Dataset content:
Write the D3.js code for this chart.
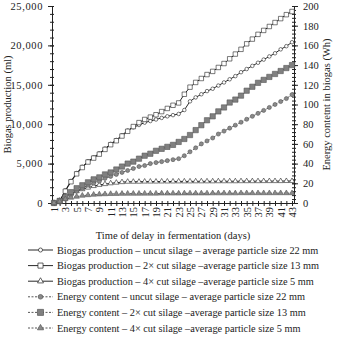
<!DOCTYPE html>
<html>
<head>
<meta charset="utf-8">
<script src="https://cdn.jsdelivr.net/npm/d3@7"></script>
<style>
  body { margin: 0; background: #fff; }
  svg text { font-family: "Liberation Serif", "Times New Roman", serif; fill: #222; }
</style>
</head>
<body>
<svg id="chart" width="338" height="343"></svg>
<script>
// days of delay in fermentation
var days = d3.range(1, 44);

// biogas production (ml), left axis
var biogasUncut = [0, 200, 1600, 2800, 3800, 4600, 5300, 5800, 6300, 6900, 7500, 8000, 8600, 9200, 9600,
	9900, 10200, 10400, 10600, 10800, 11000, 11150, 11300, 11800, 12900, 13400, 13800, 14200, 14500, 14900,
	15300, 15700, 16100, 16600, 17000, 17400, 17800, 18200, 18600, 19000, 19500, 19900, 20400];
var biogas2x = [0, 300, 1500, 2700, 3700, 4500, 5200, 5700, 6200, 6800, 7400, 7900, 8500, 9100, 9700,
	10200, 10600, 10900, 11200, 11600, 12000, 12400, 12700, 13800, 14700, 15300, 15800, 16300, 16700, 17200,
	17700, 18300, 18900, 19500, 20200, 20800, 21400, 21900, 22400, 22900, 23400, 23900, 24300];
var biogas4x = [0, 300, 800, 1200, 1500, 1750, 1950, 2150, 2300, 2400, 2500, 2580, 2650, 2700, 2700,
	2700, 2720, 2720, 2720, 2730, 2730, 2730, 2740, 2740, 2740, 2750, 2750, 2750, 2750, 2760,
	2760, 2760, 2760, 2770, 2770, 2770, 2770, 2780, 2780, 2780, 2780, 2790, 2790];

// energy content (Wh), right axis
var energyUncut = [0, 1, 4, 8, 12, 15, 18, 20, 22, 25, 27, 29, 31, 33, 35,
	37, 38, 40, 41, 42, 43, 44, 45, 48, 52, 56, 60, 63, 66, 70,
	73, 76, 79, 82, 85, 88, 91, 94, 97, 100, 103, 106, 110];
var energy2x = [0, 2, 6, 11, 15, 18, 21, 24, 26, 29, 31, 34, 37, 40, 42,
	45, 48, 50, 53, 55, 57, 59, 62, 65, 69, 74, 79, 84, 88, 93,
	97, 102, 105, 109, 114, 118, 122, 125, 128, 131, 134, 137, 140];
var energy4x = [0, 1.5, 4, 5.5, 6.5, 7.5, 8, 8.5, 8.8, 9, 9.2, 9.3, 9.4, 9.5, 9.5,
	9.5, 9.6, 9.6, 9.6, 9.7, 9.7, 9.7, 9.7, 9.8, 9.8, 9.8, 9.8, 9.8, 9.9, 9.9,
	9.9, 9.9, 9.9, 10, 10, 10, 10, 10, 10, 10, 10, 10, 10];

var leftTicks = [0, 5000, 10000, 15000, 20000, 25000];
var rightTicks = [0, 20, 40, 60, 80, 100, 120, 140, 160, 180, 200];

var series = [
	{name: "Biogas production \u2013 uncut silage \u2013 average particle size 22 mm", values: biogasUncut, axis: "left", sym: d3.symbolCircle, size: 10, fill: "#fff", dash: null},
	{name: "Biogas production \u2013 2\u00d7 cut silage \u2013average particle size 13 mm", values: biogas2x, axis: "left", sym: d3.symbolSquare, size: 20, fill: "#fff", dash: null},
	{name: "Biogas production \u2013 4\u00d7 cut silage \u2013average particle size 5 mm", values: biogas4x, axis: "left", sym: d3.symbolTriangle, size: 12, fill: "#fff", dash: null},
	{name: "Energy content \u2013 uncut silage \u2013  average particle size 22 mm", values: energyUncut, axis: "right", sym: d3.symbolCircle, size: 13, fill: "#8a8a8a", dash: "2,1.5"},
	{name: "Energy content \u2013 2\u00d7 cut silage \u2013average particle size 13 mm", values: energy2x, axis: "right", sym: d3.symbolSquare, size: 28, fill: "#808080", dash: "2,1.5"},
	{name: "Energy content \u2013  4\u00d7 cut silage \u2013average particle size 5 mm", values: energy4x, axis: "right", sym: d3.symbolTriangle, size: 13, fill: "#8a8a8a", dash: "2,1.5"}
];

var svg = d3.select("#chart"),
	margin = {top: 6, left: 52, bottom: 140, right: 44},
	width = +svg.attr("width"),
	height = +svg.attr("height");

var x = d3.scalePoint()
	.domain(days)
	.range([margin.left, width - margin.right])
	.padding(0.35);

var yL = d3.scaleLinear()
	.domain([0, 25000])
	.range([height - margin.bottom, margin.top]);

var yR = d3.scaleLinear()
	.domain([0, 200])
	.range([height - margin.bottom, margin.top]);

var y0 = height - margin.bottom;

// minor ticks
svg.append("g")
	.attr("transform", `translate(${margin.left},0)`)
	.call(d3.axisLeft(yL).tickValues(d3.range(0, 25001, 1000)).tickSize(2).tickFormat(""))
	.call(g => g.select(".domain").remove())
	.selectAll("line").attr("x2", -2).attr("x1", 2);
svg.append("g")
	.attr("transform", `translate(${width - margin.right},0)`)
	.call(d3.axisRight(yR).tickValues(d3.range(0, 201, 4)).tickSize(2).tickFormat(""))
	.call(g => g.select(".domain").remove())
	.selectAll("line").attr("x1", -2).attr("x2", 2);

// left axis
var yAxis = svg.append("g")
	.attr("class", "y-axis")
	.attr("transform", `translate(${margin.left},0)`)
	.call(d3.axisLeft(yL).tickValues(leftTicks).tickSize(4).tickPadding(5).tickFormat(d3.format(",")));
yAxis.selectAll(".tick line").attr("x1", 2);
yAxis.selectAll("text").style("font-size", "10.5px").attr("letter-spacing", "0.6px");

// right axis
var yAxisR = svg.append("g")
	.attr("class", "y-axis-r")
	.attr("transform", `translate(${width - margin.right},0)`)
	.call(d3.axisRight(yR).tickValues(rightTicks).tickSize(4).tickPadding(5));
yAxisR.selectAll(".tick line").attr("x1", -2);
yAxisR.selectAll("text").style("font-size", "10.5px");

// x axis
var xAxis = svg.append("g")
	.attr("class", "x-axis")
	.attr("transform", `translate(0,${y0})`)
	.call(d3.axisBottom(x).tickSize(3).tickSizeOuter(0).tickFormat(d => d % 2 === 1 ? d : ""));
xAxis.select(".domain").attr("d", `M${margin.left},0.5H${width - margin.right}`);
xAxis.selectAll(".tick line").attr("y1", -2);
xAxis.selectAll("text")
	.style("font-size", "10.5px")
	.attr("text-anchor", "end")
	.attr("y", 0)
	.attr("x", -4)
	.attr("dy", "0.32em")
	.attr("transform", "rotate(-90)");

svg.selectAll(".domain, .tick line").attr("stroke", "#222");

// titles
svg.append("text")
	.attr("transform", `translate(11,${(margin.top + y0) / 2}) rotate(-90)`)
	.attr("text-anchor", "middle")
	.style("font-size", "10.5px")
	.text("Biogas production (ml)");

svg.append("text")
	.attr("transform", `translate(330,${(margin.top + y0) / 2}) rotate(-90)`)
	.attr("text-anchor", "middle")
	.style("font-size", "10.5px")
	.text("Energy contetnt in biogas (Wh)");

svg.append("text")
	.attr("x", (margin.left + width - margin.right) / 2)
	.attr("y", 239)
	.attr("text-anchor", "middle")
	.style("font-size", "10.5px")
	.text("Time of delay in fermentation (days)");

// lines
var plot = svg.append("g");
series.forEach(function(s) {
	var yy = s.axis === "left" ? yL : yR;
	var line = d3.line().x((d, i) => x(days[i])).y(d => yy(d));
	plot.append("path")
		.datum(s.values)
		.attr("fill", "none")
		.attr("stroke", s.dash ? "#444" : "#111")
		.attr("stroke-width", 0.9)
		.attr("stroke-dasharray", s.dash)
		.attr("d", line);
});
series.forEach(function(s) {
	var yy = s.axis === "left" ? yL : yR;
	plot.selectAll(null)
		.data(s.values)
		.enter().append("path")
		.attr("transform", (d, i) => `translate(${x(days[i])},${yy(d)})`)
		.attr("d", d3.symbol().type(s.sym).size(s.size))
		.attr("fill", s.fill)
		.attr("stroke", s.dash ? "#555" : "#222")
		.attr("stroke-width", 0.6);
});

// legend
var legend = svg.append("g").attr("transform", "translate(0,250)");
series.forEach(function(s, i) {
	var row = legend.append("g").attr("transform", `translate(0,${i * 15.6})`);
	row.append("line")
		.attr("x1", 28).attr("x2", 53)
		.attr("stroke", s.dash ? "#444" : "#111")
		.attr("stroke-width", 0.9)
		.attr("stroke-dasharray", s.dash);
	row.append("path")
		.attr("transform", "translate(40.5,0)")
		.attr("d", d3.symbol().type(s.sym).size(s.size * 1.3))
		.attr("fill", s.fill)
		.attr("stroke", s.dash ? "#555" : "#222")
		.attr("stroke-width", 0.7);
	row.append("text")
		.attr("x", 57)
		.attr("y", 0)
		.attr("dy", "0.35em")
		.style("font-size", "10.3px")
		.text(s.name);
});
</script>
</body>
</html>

What the exercise asks: Copy exactly the lines running from the beginning of the listing through the line that has "var days = d3.range(1, 44);". Drop the pictures.

Output of the task:
Write the D3.js code for this chart.
<!DOCTYPE html>
<html>
<head>
<meta charset="utf-8">
<script src="https://cdn.jsdelivr.net/npm/d3@7"></script>
<style>
  body { margin: 0; background: #fff; }
  svg text { font-family: "Liberation Serif", "Times New Roman", serif; fill: #222; }
</style>
</head>
<body>
<svg id="chart" width="338" height="343"></svg>
<script>
// days of delay in fermentation
var days = d3.range(1, 44);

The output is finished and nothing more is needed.